After decades of being an infamous director of horror and science fiction, with cult-classics including The Thing, Halloween and Escape From New York, John Carpenter has decided to focus less on cinematography and more on sounds, and though this may seem surprising, it should be known that Carpenter is not only a producer and director of films but has also composed the music for most of his canon. So, who better than the legend himself to present a soundtrack album of non-soundtrack material?
In spite of the somewhat misleading title, Lost Themes does not contain unused scores from previous films that have been rediscovered, instead it is a collection of nine new instrumental pieces by Carpenter in collaboration with his son Cody and godson, Daniel Davies. The album begins with ‘Vortex’, and from the get-go, Carpenter’s trademark style is instantly recognisable with filtered sequencer percussion, atmospheric piano, and an inexorable metronome pulse, creating an absorbing and gripping sense of sombreness.
The remaining eight tracks continue in a similar fashion, with each score creating a chance for the listener to envisage the generic expectations or the opening montage from a Carpenter film. You know the type, where the main character shuffles through the fog to eventually turn around and face the camera with a longing gaze. Approaching the album in this imaginative way helps as the listener may run the risk of feeling something is absent without the visual element, though this may simply be down to the fact that it is nearly impossible to hear the music within Lost Themes without ultimately visualising a scene from one his films. Be that as it may, the tracks all surprise with novel ideas and out-of-the-blue twists, and this is established particularly well with the last four tracks.
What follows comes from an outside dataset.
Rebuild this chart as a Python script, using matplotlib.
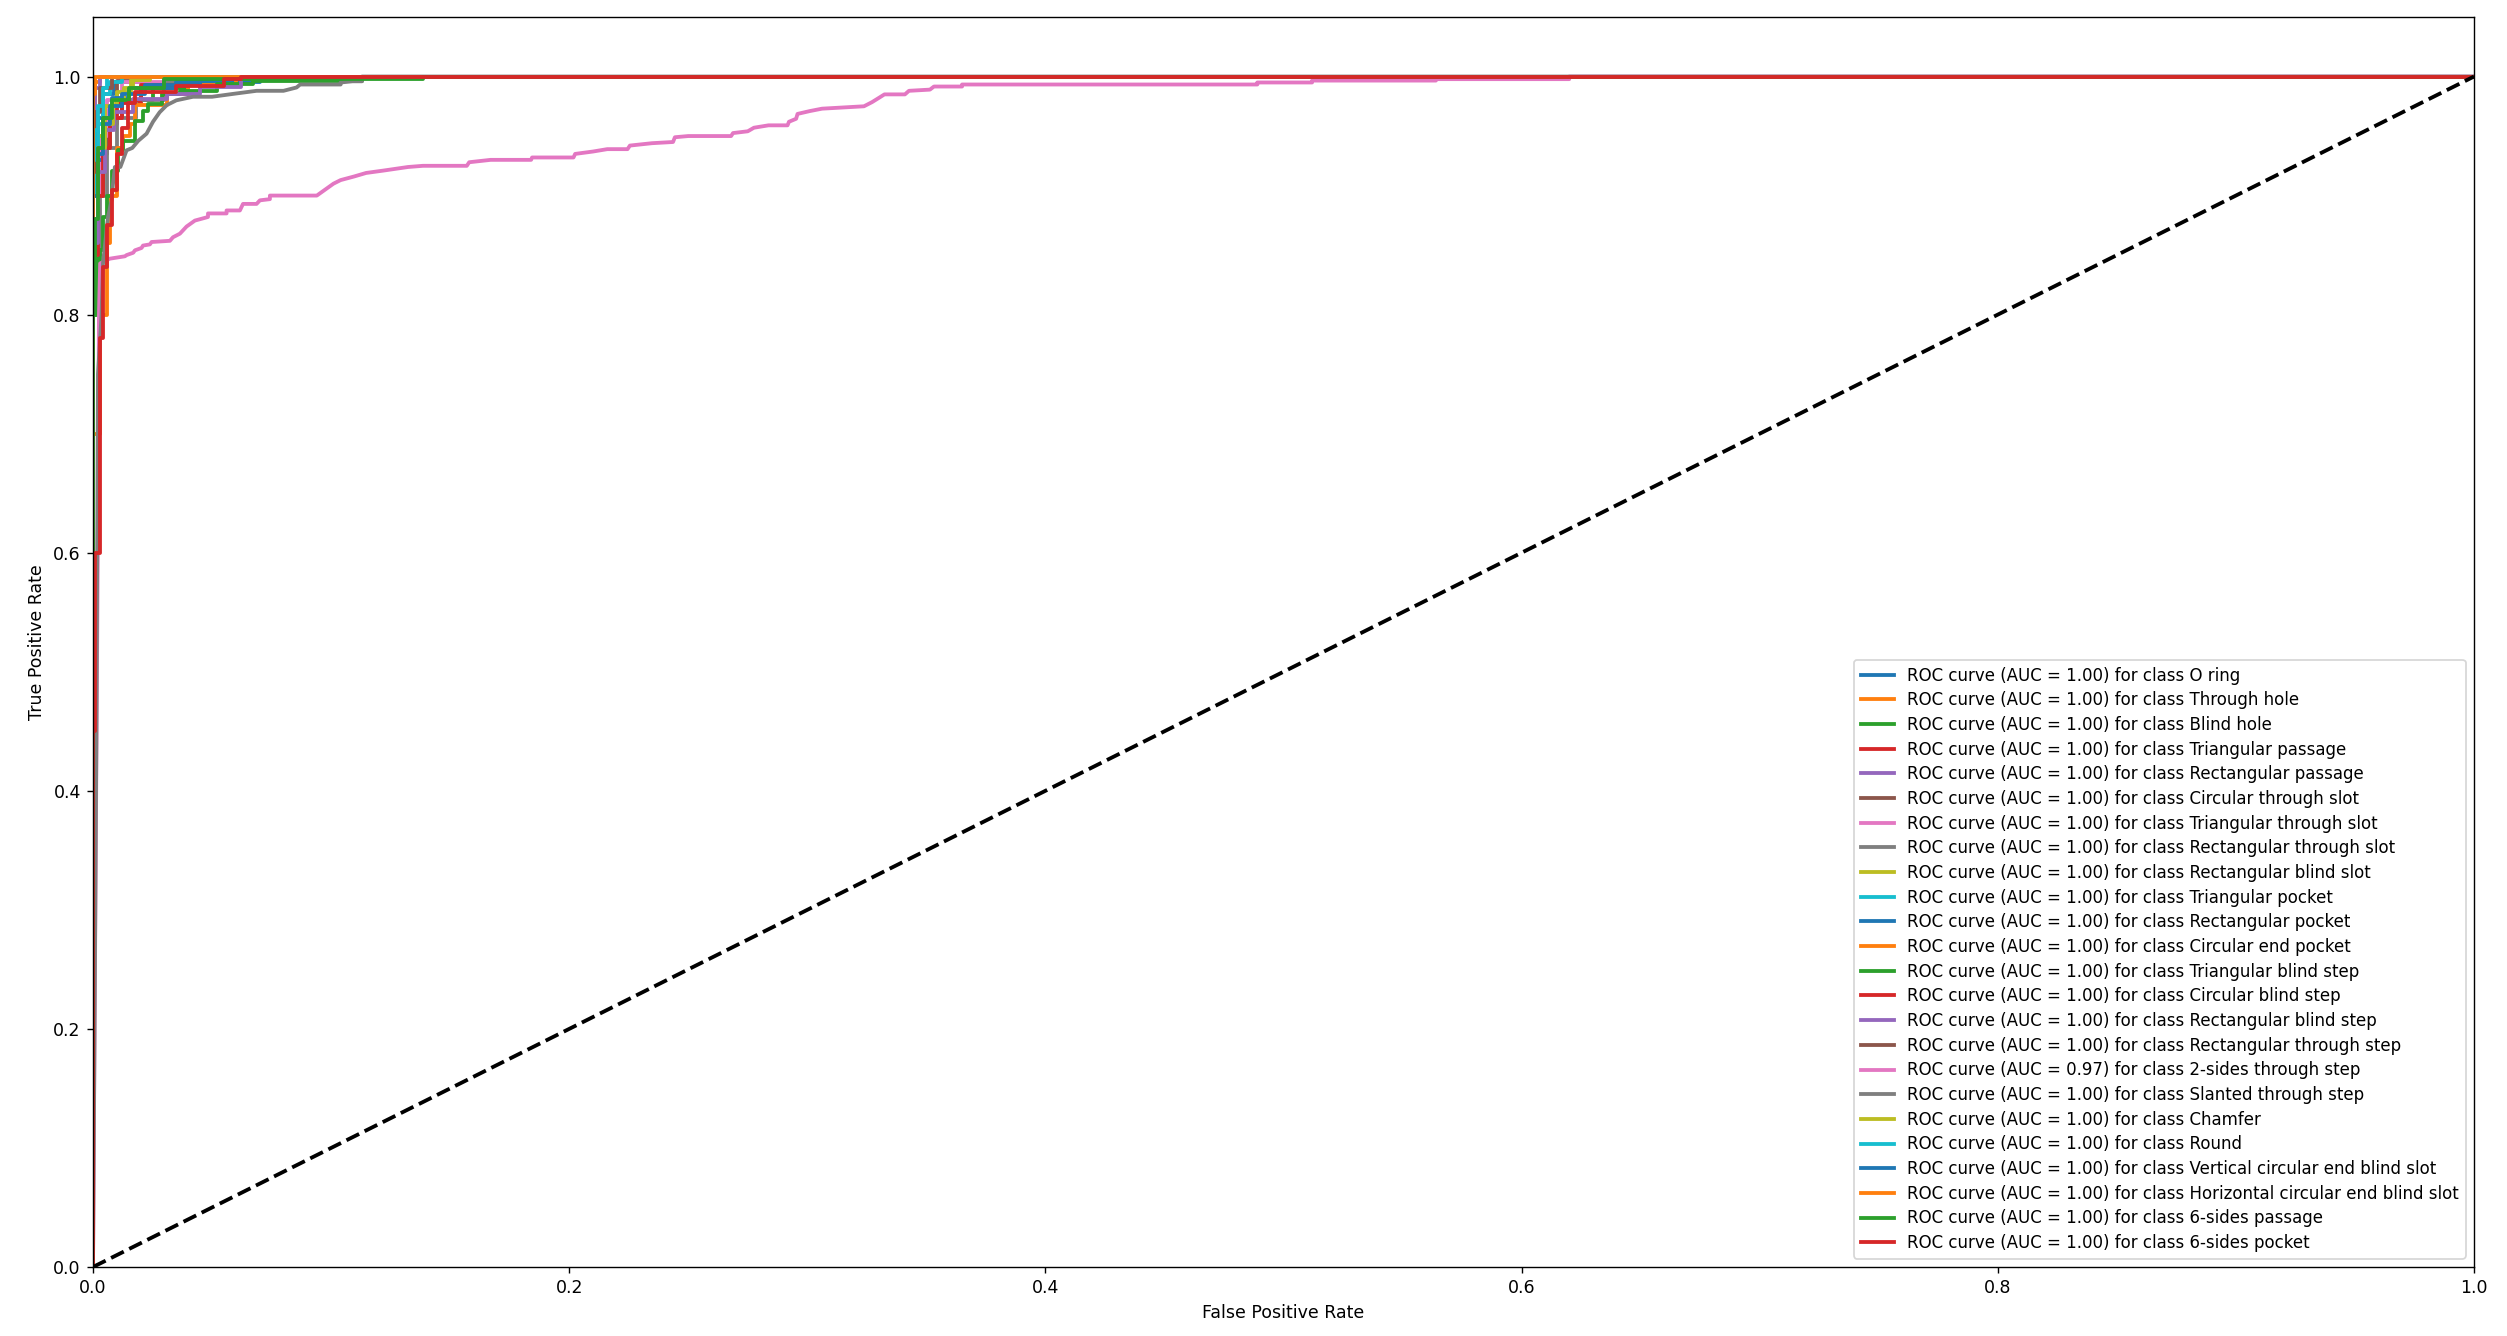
import numpy as np
import matplotlib
matplotlib.use("Agg")
import matplotlib.pyplot as plt

class_names = ['O ring', 'Through hole', 'Blind hole', 'Triangular passage',
               'Rectangular passage', 'Circular through slot', 'Triangular through slot',
               'Rectangular through slot', 'Rectangular blind slot', 'Triangular pocket',
               'Rectangular pocket', 'Circular end pocket', 'Triangular blind step',
               'Circular blind step', 'Rectangular blind step', 'Rectangular through step',
               '2-sides through step', 'Slanted through step', 'Chamfer', 'Round',
               'Vertical circular end blind slot', 'Horizontal circular end blind slot',
               '6-sides passage', '6-sides pocket']
auc_values = [1.00] * 16 + [0.97] + [1.00] * 7

# fpr / tpr points per class
roc_fpr = [
    [0, 0, 0.002, 0.002, 0.004, 0.004, 0.009, 0.009, 0.02, 0.02, 1],  # O ring
    [0, 0, 0.001, 0.001, 0.003, 0.003, 1],  # Through hole
    [0, 0, 0.002, 0.002, 0.004, 0.004, 0.007, 0.007, 0.012, 0.012, 0.025, 0.025, 0.04, 0.04, 1],  # Blind hole
    [0, 0, 0.002, 0.002, 0.005, 0.005, 0.01, 0.01, 0.02, 0.02, 0.032, 0.032, 1],  # Triangular passage
    [0, 0, 0.001, 0.001, 0.003, 0.003, 1],  # Rectangular passage
    [0, 0, 0.002, 0.002, 0.004, 0.004, 0.006, 0.006, 0.01, 0.01, 0.016, 0.016, 1],  # Circular through slot
    [0, 0, 0.003, 0.003, 0.006, 0.006, 0.012, 0.012, 0.03, 0.03, 1],  # Triangular through slot
    [0, 0, 0.003, 0.003, 0.006, 0.006, 0.01, 0.01, 0.018, 0.018, 0.03, 0.03, 0.05, 0.05, 1],  # Rectangular through slot
    [0, 0, 0.002, 0.002, 0.005, 0.005, 0.01, 0.01, 0.016, 0.016, 0.02, 0.02, 1],  # Rectangular blind slot
    [0, 0, 0.001, 0.001, 0.002, 0.002, 0.004, 0.004, 0.007, 0.007, 0.012, 0.012, 1],  # Triangular pocket
    [0, 0, 0.002, 0.002, 0.004, 0.004, 0.008, 0.008, 0.015, 0.015, 0.035, 0.035, 0.07, 0.07, 1],  # Rectangular pocket
    [0, 0, 0.003, 0.003, 0.0057, 0.0057, 0.0071, 0.0071, 0.0099, 0.0099, 0.0127, 0.0127,
     0.0155, 0.0155, 0.0176, 0.0176, 0.031, 0.031, 0.04, 0.04, 0.06, 0.06, 1],  # Circular end pocket
    [0, 0, 0.0021, 0.0021, 0.003, 0.003, 0.0042, 0.0042, 0.0057, 0.0057, 0.0078, 0.0078,
     0.0105, 0.0105, 0.0127, 0.0127, 0.0176, 0.0176, 0.021, 0.021, 0.023, 0.023, 0.029, 0.029,
     0.0365, 0.0365, 0.052, 0.052, 0.067, 0.067, 0.113, 0.113, 1],  # Triangular blind step
    [0, 0, 0.002, 0.002, 0.004, 0.004, 0.007, 0.007, 0.012, 0.012, 0.02, 0.02, 0.045, 0.045, 1],  # Circular blind step
    [0, 0, 0.002, 0.002, 0.005, 0.005, 0.009, 0.009, 0.0169, 0.0169, 0.031, 0.031, 0.045, 0.045, 0.062, 0.062, 1],  # Rectangular blind step
    [0, 0, 0.001, 0.001, 0.003, 0.003, 0.008, 0.008, 1],  # Rectangular through step
    [0, 0.001, 0.002, 0.0025, 0.003, 0.005, 0.0071, 0.0134, 0.0141, 0.0169, 0.0176, 0.0204, 0.021,
     0.0239, 0.0246, 0.0323, 0.0336, 0.0365, 0.0393, 0.0428, 0.0483, 0.0483, 0.0561, 0.0561,
     0.0617, 0.063, 0.0687, 0.0701, 0.0743, 0.0743, 0.094, 0.101, 0.104, 0.1096, 0.1147, 0.122,
     0.1323, 0.1386, 0.157, 0.158, 0.167, 0.184, 0.1844, 0.2018, 0.2025, 0.21, 0.216, 0.2245,
     0.2255, 0.2348, 0.2436, 0.2444, 0.25, 0.268, 0.2688, 0.275, 0.2776, 0.2837, 0.2917, 0.2923,
     0.2953, 0.2959, 0.3011, 0.3062, 0.3238, 0.3272, 0.3305, 0.3324, 0.341, 0.3427, 0.3515,
     0.3532, 0.365, 0.365, 0.489, 0.489, 0.512, 0.512, 0.564, 0.564, 0.62, 0.62, 1],  # 2-sides through step
    [0, 0.0014, 0.0021, 0.0036, 0.0042, 0.0063, 0.0078, 0.0084, 0.0092, 0.0115, 0.0141, 0.0165,
     0.019, 0.0225, 0.0252, 0.028, 0.031, 0.035, 0.042, 0.05, 0.0588, 0.0687, 0.08, 0.0855,
     0.087, 0.104, 0.104, 0.109, 0.113, 0.113, 1],  # Slanted through step
    [0, 0, 0.002, 0.002, 0.005, 0.005, 0.0085, 0.0085, 0.013, 0.013, 0.017, 0.017, 0.024, 0.024, 1],  # Chamfer
    [0, 0, 0.001, 0.001, 0.002, 0.002, 0.004, 0.004, 0.006, 0.006, 1],  # Round
    [0, 0, 0.002, 0.002, 0.004, 0.004, 0.007, 0.007, 0.012, 0.012, 0.022, 0.022, 0.045, 0.045, 1],  # Vertical circular end blind slot
    [0, 0, 0.0008, 0.0008, 1],  # Horizontal circular end blind slot
    [0, 0, 0.001, 0.001, 0.002, 0.002, 0.004, 0.004, 0.008, 0.008, 0.015, 0.015, 0.03, 0.03, 0.1386, 0.1386, 1],  # 6-sides passage
    [0, 0, 0.001, 0.001, 0.003, 0.003, 0.0042, 0.0042, 0.0057, 0.0057, 0.0078, 0.0078, 0.0099,
     0.0099, 0.012, 0.012, 0.0148, 0.0148, 0.0176, 0.0176, 0.035, 0.035, 0.055, 0.055, 0.062, 0.062, 1],  # 6-sides pocket
]
roc_tpr = [
    [0, 0.93, 0.93, 0.965, 0.965, 0.985, 0.985, 0.995, 0.995, 1, 1],
    [0, 0.97, 0.97, 0.995, 0.995, 1, 1],
    [0, 0.82, 0.82, 0.9, 0.9, 0.94, 0.94, 0.965, 0.965, 0.98, 0.98, 0.99, 0.99, 1, 1],
    [0, 0.88, 0.88, 0.93, 0.93, 0.96, 0.96, 0.978, 0.978, 0.99, 0.99, 1, 1],
    [0, 0.96, 0.96, 0.99, 0.99, 1, 1],
    [0, 0.88, 0.88, 0.905, 0.905, 0.935, 0.935, 0.975, 0.975, 0.996, 0.996, 1, 1],
    [0, 0.9, 0.9, 0.95, 0.95, 0.98, 0.98, 0.995, 0.995, 1, 1],
    [0, 0.85, 0.85, 0.9, 0.9, 0.94, 0.94, 0.965, 0.965, 0.98, 0.98, 0.995, 0.995, 1, 1],
    [0, 0.9, 0.9, 0.95, 0.95, 0.975, 0.975, 0.987, 0.987, 0.997, 0.997, 1, 1],
    [0, 0.9, 0.9, 0.94, 0.94, 0.96, 0.96, 0.985, 0.985, 0.995, 0.995, 1, 1],
    [0, 0.88, 0.88, 0.93, 0.93, 0.965, 0.965, 0.982, 0.982, 0.99, 0.99, 0.995, 0.995, 1, 1],
    [0, 0.7, 0.7, 0.8, 0.8, 0.86, 0.86, 0.9, 0.9, 0.94, 0.94, 0.95, 0.95, 0.96, 0.96, 0.976,
     0.976, 0.985, 0.985, 0.993, 0.993, 1, 1],
    [0, 0.8, 0.8, 0.826, 0.826, 0.854, 0.854, 0.882, 0.882, 0.9, 0.9, 0.921, 0.921, 0.938,
     0.938, 0.946, 0.946, 0.963, 0.963, 0.971, 0.971, 0.977, 0.977, 0.985, 0.985, 0.988, 0.988,
     0.994, 0.994, 0.9966, 0.9966, 1, 1],
    [0, 0.85, 0.85, 0.9, 0.9, 0.94, 0.94, 0.965, 0.965, 0.98, 0.98, 0.993, 0.993, 1, 1],
    [0, 0.86, 0.86, 0.92, 0.92, 0.955, 0.955, 0.97, 0.97, 0.981, 0.981, 0.9854, 0.9854, 0.991, 0.991, 1, 1],
    [0, 0.92, 0.92, 0.97, 0.97, 0.99, 0.99, 1, 1],
    [0, 0.3, 0.6, 0.8, 0.843, 0.845, 0.847, 0.849, 0.85, 0.852, 0.854, 0.856, 0.858, 0.859,
     0.861, 0.862, 0.865, 0.868, 0.874, 0.879, 0.882, 0.885, 0.885, 0.8875, 0.8875, 0.893, 0.893, 0.896,
     0.897, 0.9, 0.9, 0.91, 0.913, 0.916, 0.919, 0.921, 0.924, 0.925, 0.925, 0.928, 0.93, 0.93,
     0.932, 0.932, 0.935, 0.937, 0.939, 0.939, 0.942, 0.944, 0.945, 0.949, 0.95, 0.95, 0.9525,
     0.954, 0.957, 0.959, 0.959, 0.962, 0.9645, 0.9686, 0.971, 0.973, 0.975, 0.9785, 0.9826,
     0.985, 0.985, 0.988, 0.989, 0.9916, 0.9916, 0.9933, 0.9933, 0.995, 0.995, 0.9966, 0.9966,
     0.9978, 0.9978, 1, 1],
    [0, 0.44, 0.75, 0.8, 0.843, 0.882, 0.896, 0.91, 0.924, 0.924, 0.938, 0.94, 0.946, 0.952,
     0.962, 0.97, 0.976, 0.98, 0.983, 0.983, 0.9854, 0.988, 0.988, 0.9908, 0.9933, 0.9933,
     0.995, 0.996, 0.996, 1, 1],
    [0, 0.9, 0.9, 0.94, 0.94, 0.96, 0.96, 0.98, 0.98, 0.99, 0.99, 0.997, 0.997, 1, 1],
    [0, 0.93, 0.93, 0.955, 0.955, 0.975, 0.975, 0.99, 0.99, 1, 1],
    [0, 0.9, 0.9, 0.935, 0.935, 0.96, 0.96, 0.975, 0.975, 0.985, 0.985, 0.993, 0.993, 1, 1],
    [0, 0.985, 0.985, 1, 1],
    [0, 0.8, 0.8, 0.88, 0.88, 0.94, 0.94, 0.965, 0.965, 0.98, 0.98, 0.99, 0.99, 0.998, 0.998, 1, 1],
    [0, 0.45, 0.45, 0.6, 0.6, 0.78, 0.78, 0.84, 0.84, 0.875, 0.875, 0.905, 0.905, 0.935, 0.935,
     0.957, 0.957, 0.978, 0.978, 0.987, 0.987, 0.992, 0.992, 0.998, 0.998, 1, 1],
]

fig = plt.figure(figsize=(2507 / 125, 1336 / 125), dpi=125)
ax = fig.add_axes([93 / 2507, 1 - 1267 / 1336, (2474 - 93) / 2507, (1267 - 17) / 1336])

for i in range(len(class_names)):
    ax.plot(roc_fpr[i], roc_tpr[i], lw=2.2,
            label=f'ROC curve (AUC = {auc_values[i]:.2f}) for class {class_names[i]}')

ax.plot([0, 1], [0, 1], 'k--', lw=2.2)
ax.set_xlim([0.0, 1.0])
ax.set_ylim([0.0, 1.05])
ax.set_xlabel('False Positive Rate')
ax.set_ylabel('True Positive Rate')
ax.legend(loc='lower right', fontsize=9.6, labelspacing=0.4)

fig.savefig('out.png', dpi=125)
The intro to ‘Abyss’, for example, starts off redolent of Halloween with its synth-washed, atmospheric sound; slowly moving and then suddenly accelerating hard into a fast-paced, bass laden assault flourished with soft electronic percussion. ‘Wraith’ bubbles and cracks with the use of heavy guitars and a pulsing backdrop ending with a fantastic guitar solo. ‘Purgatory’ has a gloomy feel to it, opening with soft classical strings and doleful piano chimes that eventually give way to a broken drum beat, creating a doom-impending sound, evocative of his work on ‘Vampires’. The album closes with ‘Night’ to round things off in style with a pulsating synthesised bass-line and menacing guitar chords partnered by orchestral hits. Savage, in short.
The overarching ethos here seems to be unruly organs merged with progressive percussions, mildly vicious stomping rhythms mixed with warm electronic massages, jazzy rock meets space pop, basically. Lost Themes contains a glorious formula that works perfectly for those in search of a nostalgic trip with modern production. Plus, it doesn’t sacrifice any of the goodness that got you to like any of John Carpenter’s original scores in the first place.